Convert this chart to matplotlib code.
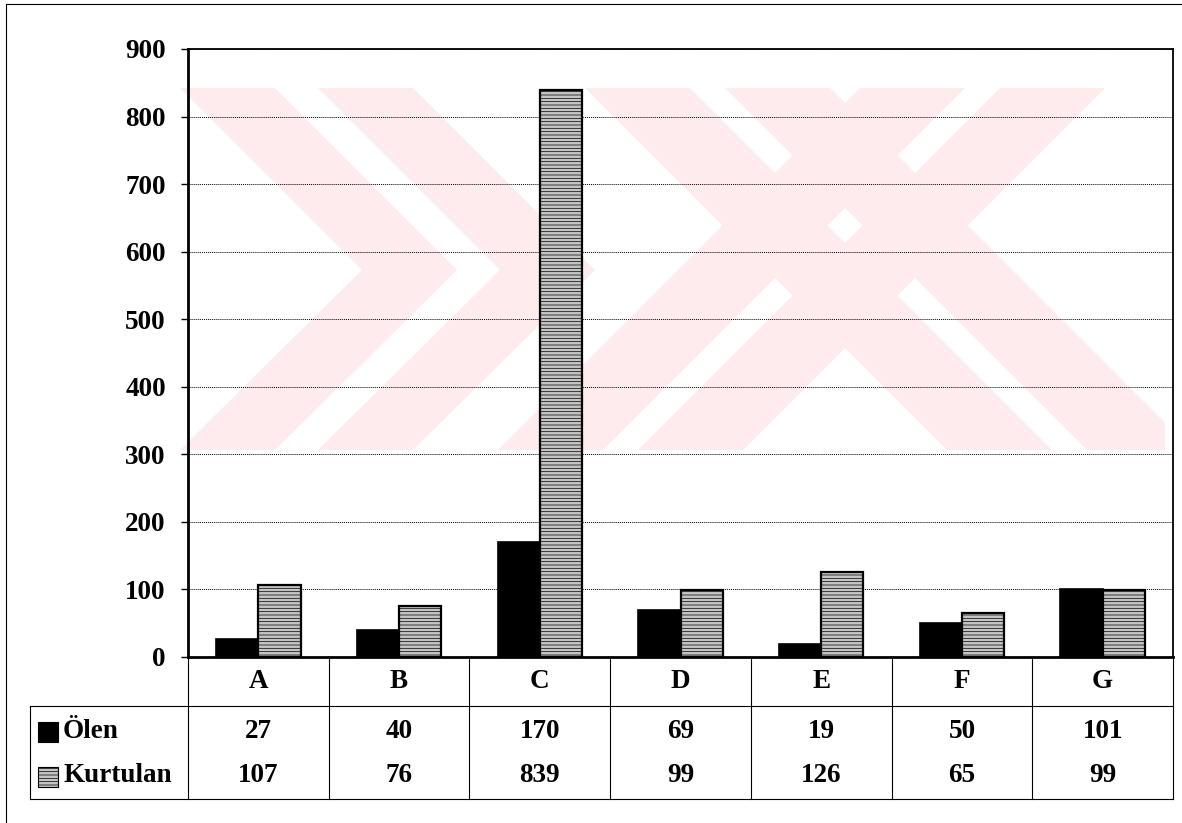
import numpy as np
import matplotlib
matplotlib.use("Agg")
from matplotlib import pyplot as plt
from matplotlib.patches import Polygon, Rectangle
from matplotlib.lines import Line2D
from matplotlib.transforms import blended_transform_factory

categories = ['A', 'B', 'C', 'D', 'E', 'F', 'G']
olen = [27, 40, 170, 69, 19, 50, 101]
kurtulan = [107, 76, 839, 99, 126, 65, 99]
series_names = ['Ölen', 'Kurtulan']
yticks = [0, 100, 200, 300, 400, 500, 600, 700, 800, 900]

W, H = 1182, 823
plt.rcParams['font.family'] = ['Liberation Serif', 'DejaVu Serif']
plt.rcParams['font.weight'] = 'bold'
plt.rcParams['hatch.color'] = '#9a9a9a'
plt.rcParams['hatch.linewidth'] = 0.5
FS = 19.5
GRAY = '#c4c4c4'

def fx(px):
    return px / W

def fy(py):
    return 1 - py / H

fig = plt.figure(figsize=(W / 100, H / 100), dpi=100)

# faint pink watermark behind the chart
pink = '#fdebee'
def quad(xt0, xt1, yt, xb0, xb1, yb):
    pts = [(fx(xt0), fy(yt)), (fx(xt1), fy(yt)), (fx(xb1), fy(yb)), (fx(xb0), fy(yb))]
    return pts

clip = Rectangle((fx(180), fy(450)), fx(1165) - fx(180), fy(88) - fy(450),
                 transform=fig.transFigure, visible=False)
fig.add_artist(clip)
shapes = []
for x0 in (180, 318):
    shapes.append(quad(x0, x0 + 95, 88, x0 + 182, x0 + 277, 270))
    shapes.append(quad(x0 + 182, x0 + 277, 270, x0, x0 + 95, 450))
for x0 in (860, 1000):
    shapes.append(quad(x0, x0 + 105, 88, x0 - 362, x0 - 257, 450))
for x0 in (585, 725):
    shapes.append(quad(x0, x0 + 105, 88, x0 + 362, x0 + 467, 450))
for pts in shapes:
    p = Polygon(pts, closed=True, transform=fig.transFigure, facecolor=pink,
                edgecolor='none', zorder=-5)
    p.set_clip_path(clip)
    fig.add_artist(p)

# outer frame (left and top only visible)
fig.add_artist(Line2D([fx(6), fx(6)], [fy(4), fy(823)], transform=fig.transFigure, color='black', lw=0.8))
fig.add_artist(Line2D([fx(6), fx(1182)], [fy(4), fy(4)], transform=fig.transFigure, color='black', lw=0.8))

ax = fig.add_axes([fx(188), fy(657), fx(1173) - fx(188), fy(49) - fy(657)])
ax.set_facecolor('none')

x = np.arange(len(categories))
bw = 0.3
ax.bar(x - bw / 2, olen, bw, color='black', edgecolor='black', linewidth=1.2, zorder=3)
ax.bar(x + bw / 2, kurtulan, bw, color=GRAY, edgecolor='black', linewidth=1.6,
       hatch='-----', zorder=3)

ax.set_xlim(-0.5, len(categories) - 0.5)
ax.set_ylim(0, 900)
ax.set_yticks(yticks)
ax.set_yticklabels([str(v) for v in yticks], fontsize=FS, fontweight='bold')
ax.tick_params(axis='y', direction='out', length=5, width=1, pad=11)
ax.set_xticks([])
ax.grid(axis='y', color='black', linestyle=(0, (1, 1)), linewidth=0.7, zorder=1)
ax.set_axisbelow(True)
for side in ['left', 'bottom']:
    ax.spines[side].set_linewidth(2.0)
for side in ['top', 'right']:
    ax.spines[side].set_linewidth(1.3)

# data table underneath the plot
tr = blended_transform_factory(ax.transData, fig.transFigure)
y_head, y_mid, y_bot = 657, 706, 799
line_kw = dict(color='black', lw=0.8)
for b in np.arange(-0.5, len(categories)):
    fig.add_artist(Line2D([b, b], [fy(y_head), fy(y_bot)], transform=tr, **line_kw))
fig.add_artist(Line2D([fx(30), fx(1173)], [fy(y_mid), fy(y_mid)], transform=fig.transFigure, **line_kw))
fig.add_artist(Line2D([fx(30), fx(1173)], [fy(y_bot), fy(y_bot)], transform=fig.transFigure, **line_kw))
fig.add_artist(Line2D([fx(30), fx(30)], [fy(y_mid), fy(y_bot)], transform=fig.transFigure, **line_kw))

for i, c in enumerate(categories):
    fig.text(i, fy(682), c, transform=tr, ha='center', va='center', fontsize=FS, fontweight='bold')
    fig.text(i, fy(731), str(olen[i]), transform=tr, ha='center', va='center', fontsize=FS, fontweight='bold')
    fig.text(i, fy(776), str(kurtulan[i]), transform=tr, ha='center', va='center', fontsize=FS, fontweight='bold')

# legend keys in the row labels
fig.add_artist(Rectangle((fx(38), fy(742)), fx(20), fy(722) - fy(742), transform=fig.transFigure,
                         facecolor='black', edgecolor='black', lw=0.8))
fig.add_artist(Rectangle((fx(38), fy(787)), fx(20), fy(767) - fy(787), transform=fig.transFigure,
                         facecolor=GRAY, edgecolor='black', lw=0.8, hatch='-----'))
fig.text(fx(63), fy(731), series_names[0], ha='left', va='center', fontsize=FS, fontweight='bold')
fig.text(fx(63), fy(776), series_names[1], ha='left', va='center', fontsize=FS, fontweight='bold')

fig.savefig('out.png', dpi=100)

====

> [TASK BRIEF]: Copy every single line of the material above that holds "chart".

> [RESPONSE TO THE EXERCISE]:
Convert this chart to matplotlib code.
# faint pink watermark behind the chart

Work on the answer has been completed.